# [JOB]
Copy out all the lines exactly. Omit pictures.

# [DATA EXTRACT]

--- begin ---

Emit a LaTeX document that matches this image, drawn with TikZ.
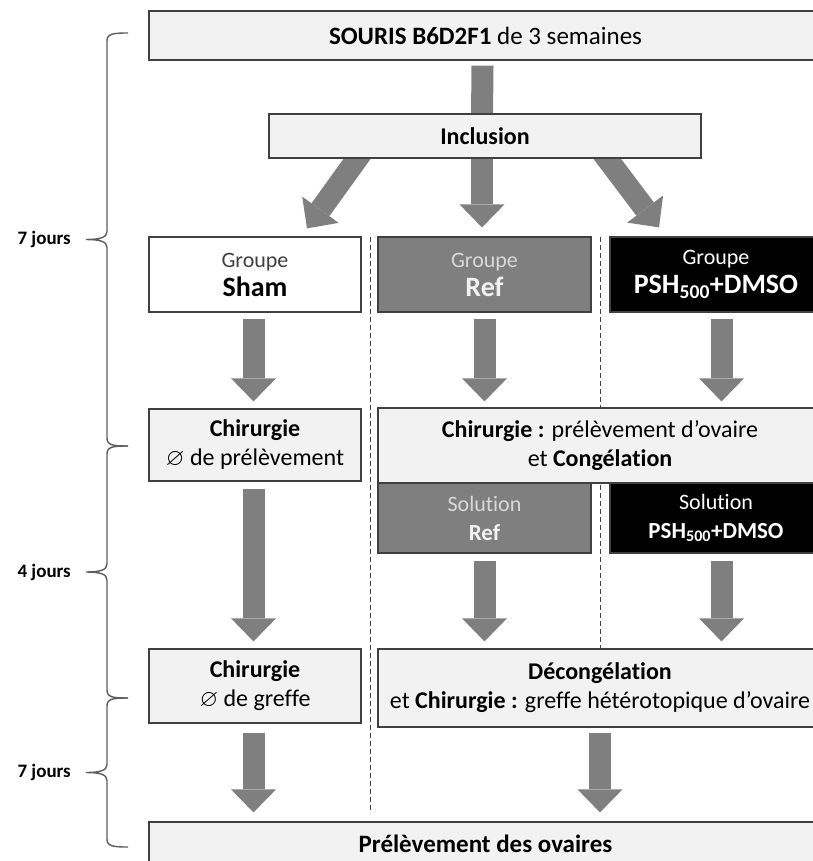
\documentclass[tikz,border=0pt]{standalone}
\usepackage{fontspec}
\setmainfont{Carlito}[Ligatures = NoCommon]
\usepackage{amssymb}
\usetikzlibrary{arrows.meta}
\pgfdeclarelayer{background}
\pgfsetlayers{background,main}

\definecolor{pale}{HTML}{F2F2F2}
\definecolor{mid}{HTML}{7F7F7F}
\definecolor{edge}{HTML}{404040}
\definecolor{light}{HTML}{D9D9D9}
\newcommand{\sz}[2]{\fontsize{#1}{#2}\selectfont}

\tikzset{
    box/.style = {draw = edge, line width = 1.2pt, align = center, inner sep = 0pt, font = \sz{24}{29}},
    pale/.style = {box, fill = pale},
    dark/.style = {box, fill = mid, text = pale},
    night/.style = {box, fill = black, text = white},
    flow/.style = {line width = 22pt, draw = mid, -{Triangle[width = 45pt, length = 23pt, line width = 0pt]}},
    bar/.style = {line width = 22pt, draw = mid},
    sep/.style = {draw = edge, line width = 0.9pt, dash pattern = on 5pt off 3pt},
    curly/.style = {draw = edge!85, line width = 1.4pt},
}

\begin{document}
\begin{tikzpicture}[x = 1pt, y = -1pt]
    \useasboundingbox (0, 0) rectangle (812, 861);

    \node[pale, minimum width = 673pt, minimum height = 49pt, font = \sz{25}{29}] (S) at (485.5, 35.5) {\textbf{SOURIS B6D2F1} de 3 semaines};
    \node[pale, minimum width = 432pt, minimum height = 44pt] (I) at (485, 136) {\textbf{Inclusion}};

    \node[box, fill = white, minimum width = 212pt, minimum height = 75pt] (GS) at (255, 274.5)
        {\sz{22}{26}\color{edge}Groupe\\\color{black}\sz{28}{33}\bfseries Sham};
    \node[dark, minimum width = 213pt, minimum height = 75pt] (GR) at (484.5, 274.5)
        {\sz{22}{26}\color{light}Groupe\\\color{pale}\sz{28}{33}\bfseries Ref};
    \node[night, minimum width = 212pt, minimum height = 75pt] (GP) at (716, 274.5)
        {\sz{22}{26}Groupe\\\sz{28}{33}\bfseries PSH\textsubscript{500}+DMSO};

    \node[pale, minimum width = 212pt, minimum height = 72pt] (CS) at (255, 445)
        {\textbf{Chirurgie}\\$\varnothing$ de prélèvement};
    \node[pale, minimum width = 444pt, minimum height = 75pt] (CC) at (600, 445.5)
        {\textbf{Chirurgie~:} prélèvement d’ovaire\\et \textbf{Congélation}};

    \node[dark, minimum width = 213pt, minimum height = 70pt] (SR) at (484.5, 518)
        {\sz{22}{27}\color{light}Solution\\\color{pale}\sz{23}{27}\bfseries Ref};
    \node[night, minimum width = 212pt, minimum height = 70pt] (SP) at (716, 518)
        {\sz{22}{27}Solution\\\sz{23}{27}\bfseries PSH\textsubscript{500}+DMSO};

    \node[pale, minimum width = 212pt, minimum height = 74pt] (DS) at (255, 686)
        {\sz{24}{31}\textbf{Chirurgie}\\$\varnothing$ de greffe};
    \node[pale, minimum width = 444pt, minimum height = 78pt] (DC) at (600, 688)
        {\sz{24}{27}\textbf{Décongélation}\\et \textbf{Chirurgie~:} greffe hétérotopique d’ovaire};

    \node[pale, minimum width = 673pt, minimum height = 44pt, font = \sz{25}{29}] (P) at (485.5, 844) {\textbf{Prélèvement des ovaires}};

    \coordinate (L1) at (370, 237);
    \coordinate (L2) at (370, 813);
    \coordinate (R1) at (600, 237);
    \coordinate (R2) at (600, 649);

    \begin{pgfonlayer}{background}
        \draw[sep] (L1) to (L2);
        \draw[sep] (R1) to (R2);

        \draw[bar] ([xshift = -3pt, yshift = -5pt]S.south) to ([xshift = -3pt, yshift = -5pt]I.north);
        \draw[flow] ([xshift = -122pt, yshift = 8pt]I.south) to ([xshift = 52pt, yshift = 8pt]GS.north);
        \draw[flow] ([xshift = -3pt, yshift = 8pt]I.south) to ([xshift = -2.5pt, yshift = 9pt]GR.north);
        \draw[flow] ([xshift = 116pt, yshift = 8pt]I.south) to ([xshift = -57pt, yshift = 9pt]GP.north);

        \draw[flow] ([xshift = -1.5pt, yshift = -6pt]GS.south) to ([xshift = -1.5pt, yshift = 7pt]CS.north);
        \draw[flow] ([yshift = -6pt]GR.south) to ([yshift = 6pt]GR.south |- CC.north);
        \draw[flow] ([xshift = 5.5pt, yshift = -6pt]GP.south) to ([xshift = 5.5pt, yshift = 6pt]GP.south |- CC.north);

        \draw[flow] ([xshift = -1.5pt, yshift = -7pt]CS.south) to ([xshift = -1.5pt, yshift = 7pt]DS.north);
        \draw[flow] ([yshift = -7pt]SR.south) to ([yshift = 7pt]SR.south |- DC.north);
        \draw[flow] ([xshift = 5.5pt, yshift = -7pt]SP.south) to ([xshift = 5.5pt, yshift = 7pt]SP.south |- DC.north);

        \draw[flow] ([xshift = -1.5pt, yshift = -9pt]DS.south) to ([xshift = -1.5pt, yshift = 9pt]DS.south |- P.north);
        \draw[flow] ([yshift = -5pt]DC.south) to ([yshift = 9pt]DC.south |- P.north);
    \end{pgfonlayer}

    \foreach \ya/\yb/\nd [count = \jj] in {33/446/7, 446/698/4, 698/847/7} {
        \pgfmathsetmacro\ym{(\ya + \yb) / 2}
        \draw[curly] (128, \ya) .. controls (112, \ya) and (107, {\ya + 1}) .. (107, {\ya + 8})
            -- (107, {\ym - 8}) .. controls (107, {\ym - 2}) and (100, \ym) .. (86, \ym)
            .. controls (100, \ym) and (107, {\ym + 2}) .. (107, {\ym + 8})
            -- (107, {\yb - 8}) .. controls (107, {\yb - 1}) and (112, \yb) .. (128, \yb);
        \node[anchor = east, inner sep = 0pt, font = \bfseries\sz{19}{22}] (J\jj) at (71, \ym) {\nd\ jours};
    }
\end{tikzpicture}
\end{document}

--- end ---

# [OUTPUT FOR THIS EXERCISE]
Emit a LaTeX document that matches this image, drawn with TikZ.
\documentclass[tikz,border=0pt]{standalone}
\usepackage{fontspec}
\setmainfont{Carlito}[Ligatures = NoCommon]
\usepackage{amssymb}
\usetikzlibrary{arrows.meta}
\pgfdeclarelayer{background}
\pgfsetlayers{background,main}

\definecolor{pale}{HTML}{F2F2F2}
\definecolor{mid}{HTML}{7F7F7F}
\definecolor{edge}{HTML}{404040}
\definecolor{light}{HTML}{D9D9D9}
\newcommand{\sz}[2]{\fontsize{#1}{#2}\selectfont}

\tikzset{
    box/.style = {draw = edge, line width = 1.2pt, align = center, inner sep = 0pt, font = \sz{24}{29}},
    pale/.style = {box, fill = pale},
    dark/.style = {box, fill = mid, text = pale},
    night/.style = {box, fill = black, text = white},
    flow/.style = {line width = 22pt, draw = mid, -{Triangle[width = 45pt, length = 23pt, line width = 0pt]}},
    bar/.style = {line width = 22pt, draw = mid},
    sep/.style = {draw = edge, line width = 0.9pt, dash pattern = on 5pt off 3pt},
    curly/.style = {draw = edge!85, line width = 1.4pt},
}

\begin{document}
\begin{tikzpicture}[x = 1pt, y = -1pt]
    \useasboundingbox (0, 0) rectangle (812, 861);

    \node[pale, minimum width = 673pt, minimum height = 49pt, font = \sz{25}{29}] (S) at (485.5, 35.5) {\textbf{SOURIS B6D2F1} de 3 semaines};
    \node[pale, minimum width = 432pt, minimum height = 44pt] (I) at (485, 136) {\textbf{Inclusion}};

    \node[box, fill = white, minimum width = 212pt, minimum height = 75pt] (GS) at (255, 274.5)
        {\sz{22}{26}\color{edge}Groupe\\\color{black}\sz{28}{33}\bfseries Sham};
    \node[dark, minimum width = 213pt, minimum height = 75pt] (GR) at (484.5, 274.5)
        {\sz{22}{26}\color{light}Groupe\\\color{pale}\sz{28}{33}\bfseries Ref};
    \node[night, minimum width = 212pt, minimum height = 75pt] (GP) at (716, 274.5)
        {\sz{22}{26}Groupe\\\sz{28}{33}\bfseries PSH\textsubscript{500}+DMSO};

    \node[pale, minimum width = 212pt, minimum height = 72pt] (CS) at (255, 445)
        {\textbf{Chirurgie}\\$\varnothing$ de prélèvement};
    \node[pale, minimum width = 444pt, minimum height = 75pt] (CC) at (600, 445.5)
        {\textbf{Chirurgie~:} prélèvement d’ovaire\\et \textbf{Congélation}};

    \node[dark, minimum width = 213pt, minimum height = 70pt] (SR) at (484.5, 518)
        {\sz{22}{27}\color{light}Solution\\\color{pale}\sz{23}{27}\bfseries Ref};
    \node[night, minimum width = 212pt, minimum height = 70pt] (SP) at (716, 518)
        {\sz{22}{27}Solution\\\sz{23}{27}\bfseries PSH\textsubscript{500}+DMSO};

    \node[pale, minimum width = 212pt, minimum height = 74pt] (DS) at (255, 686)
        {\sz{24}{31}\textbf{Chirurgie}\\$\varnothing$ de greffe};
    \node[pale, minimum width = 444pt, minimum height = 78pt] (DC) at (600, 688)
        {\sz{24}{27}\textbf{Décongélation}\\et \textbf{Chirurgie~:} greffe hétérotopique d’ovaire};

    \node[pale, minimum width = 673pt, minimum height = 44pt, font = \sz{25}{29}] (P) at (485.5, 844) {\textbf{Prélèvement des ovaires}};

    \coordinate (L1) at (370, 237);
    \coordinate (L2) at (370, 813);
    \coordinate (R1) at (600, 237);
    \coordinate (R2) at (600, 649);

    \begin{pgfonlayer}{background}
        \draw[sep] (L1) to (L2);
        \draw[sep] (R1) to (R2);

        \draw[bar] ([xshift = -3pt, yshift = -5pt]S.south) to ([xshift = -3pt, yshift = -5pt]I.north);
        \draw[flow] ([xshift = -122pt, yshift = 8pt]I.south) to ([xshift = 52pt, yshift = 8pt]GS.north);
        \draw[flow] ([xshift = -3pt, yshift = 8pt]I.south) to ([xshift = -2.5pt, yshift = 9pt]GR.north);
        \draw[flow] ([xshift = 116pt, yshift = 8pt]I.south) to ([xshift = -57pt, yshift = 9pt]GP.north);

        \draw[flow] ([xshift = -1.5pt, yshift = -6pt]GS.south) to ([xshift = -1.5pt, yshift = 7pt]CS.north);
        \draw[flow] ([yshift = -6pt]GR.south) to ([yshift = 6pt]GR.south |- CC.north);
        \draw[flow] ([xshift = 5.5pt, yshift = -6pt]GP.south) to ([xshift = 5.5pt, yshift = 6pt]GP.south |- CC.north);

        \draw[flow] ([xshift = -1.5pt, yshift = -7pt]CS.south) to ([xshift = -1.5pt, yshift = 7pt]DS.north);
        \draw[flow] ([yshift = -7pt]SR.south) to ([yshift = 7pt]SR.south |- DC.north);
        \draw[flow] ([xshift = 5.5pt, yshift = -7pt]SP.south) to ([xshift = 5.5pt, yshift = 7pt]SP.south |- DC.north);

        \draw[flow] ([xshift = -1.5pt, yshift = -9pt]DS.south) to ([xshift = -1.5pt, yshift = 9pt]DS.south |- P.north);
        \draw[flow] ([yshift = -5pt]DC.south) to ([yshift = 9pt]DC.south |- P.north);
    \end{pgfonlayer}

    \foreach \ya/\yb/\nd [count = \jj] in {33/446/7, 446/698/4, 698/847/7} {
        \pgfmathsetmacro\ym{(\ya + \yb) / 2}
        \draw[curly] (128, \ya) .. controls (112, \ya) and (107, {\ya + 1}) .. (107, {\ya + 8})
            -- (107, {\ym - 8}) .. controls (107, {\ym - 2}) and (100, \ym) .. (86, \ym)
            .. controls (100, \ym) and (107, {\ym + 2}) .. (107, {\ym + 8})
            -- (107, {\yb - 8}) .. controls (107, {\yb - 1}) and (112, \yb) .. (128, \yb);
        \node[anchor = east, inner sep = 0pt, font = \bfseries\sz{19}{22}] (J\jj) at (71, \ym) {\nd\ jours};
    }
\end{tikzpicture}
\end{document}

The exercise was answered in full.